*** SOURCE MATERIAL ***

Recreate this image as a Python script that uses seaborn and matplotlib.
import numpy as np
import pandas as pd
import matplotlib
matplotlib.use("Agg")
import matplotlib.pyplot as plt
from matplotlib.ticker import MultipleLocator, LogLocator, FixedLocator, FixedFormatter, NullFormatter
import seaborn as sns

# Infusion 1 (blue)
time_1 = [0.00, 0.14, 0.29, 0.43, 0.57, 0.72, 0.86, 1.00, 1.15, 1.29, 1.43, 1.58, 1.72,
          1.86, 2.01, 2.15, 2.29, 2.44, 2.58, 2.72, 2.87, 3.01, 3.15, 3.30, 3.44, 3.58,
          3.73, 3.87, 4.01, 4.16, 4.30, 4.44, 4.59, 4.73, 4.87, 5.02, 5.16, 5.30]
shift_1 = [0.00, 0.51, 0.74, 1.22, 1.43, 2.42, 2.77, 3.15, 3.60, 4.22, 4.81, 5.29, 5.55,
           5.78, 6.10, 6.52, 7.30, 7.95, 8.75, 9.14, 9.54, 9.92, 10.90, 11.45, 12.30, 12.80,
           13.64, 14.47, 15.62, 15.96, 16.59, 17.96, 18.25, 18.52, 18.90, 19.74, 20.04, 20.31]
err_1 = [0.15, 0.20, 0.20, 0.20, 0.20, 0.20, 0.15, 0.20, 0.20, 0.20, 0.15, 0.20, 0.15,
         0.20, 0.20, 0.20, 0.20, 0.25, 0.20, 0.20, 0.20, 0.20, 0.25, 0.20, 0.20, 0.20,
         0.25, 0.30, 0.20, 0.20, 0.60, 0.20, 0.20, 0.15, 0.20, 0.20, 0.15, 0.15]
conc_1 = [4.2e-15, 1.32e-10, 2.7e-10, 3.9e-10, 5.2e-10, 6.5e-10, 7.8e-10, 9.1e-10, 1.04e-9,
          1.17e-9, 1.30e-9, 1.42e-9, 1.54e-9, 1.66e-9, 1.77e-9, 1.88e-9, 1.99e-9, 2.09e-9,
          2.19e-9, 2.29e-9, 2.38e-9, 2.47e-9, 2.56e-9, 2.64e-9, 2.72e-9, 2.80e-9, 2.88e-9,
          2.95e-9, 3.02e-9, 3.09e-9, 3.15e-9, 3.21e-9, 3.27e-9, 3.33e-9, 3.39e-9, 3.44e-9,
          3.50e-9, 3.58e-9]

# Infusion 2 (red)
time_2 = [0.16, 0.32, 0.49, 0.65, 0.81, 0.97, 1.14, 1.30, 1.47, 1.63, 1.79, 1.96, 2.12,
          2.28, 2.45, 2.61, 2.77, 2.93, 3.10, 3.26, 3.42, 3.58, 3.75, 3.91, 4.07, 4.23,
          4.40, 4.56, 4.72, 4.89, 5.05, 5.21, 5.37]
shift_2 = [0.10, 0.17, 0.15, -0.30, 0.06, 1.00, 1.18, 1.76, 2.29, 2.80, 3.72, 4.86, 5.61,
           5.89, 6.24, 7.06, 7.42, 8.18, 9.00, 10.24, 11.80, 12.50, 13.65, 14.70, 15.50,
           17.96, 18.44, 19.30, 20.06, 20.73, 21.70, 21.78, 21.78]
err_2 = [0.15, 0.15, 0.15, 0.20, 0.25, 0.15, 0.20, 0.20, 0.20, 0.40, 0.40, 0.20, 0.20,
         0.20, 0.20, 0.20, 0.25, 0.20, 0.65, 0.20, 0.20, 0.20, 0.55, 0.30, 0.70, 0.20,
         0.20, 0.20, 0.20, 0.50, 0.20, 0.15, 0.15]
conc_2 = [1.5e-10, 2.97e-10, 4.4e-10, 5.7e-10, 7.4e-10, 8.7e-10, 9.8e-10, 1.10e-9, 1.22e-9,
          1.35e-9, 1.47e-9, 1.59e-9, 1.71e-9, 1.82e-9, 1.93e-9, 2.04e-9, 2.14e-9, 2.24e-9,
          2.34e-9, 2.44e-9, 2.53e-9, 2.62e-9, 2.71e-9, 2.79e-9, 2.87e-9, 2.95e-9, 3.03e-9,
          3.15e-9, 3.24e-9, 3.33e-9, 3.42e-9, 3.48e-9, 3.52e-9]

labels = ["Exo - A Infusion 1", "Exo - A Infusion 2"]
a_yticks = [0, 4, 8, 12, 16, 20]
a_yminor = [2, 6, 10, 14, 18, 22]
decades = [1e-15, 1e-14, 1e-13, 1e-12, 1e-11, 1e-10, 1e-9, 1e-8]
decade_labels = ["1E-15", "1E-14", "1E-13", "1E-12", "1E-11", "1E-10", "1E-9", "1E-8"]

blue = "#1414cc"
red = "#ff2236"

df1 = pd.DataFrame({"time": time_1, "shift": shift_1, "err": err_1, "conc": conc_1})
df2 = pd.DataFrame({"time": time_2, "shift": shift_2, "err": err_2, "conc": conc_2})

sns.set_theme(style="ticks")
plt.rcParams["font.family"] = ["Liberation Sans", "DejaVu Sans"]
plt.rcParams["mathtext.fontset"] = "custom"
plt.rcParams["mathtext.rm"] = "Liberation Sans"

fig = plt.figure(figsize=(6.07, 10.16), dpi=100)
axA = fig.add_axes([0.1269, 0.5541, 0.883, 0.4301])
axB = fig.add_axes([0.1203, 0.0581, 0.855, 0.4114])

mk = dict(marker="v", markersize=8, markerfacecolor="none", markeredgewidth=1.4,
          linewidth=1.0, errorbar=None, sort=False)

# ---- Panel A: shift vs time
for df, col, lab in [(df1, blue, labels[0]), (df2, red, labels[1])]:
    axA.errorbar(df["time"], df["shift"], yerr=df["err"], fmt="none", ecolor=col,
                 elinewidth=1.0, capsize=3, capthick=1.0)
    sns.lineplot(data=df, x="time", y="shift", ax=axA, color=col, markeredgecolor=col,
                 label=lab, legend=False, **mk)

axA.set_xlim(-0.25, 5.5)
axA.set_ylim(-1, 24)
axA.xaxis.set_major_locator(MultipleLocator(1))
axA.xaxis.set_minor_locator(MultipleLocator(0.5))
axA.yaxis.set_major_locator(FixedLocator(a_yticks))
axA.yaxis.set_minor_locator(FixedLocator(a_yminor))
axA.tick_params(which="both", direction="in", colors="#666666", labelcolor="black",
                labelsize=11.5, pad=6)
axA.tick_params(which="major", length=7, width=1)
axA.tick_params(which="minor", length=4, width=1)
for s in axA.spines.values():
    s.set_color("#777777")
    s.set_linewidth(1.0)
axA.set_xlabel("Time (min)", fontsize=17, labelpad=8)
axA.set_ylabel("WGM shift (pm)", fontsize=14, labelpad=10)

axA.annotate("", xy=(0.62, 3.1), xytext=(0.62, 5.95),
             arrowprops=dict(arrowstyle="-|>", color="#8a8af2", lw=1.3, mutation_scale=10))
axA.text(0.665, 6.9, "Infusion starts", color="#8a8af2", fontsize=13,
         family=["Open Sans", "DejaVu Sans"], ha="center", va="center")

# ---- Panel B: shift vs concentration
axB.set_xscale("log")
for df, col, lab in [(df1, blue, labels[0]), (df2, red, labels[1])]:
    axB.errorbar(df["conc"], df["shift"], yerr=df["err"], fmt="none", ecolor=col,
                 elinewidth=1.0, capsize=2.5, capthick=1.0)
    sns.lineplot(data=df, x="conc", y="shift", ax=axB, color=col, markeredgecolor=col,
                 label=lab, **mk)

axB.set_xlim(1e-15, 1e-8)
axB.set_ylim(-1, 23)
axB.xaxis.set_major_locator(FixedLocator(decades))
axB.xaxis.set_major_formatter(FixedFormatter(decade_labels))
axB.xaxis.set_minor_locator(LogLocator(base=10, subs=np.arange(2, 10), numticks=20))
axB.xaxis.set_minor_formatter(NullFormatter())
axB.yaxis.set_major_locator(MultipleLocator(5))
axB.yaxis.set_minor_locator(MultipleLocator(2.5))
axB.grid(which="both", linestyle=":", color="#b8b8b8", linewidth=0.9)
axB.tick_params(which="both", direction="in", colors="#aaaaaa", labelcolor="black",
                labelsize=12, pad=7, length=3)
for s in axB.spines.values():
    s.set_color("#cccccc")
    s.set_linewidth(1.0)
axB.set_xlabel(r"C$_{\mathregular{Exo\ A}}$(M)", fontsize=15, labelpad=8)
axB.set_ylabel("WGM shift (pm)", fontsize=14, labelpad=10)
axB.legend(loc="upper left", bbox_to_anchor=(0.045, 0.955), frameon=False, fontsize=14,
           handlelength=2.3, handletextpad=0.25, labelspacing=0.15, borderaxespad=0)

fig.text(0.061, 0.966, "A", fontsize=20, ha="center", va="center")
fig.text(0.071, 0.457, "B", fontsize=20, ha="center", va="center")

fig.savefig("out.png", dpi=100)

***

◆ **EXERCISE DETAILS**
Whenever "matplotlib" turns up in a line, pick that line out.

◆ **WORKED ANSWER**
Recreate this image as a Python script that uses seaborn and matplotlib.
import matplotlib
matplotlib.use("Agg")
import matplotlib.pyplot as plt
from matplotlib.ticker import MultipleLocator, LogLocator, FixedLocator, FixedFormatter, NullFormatter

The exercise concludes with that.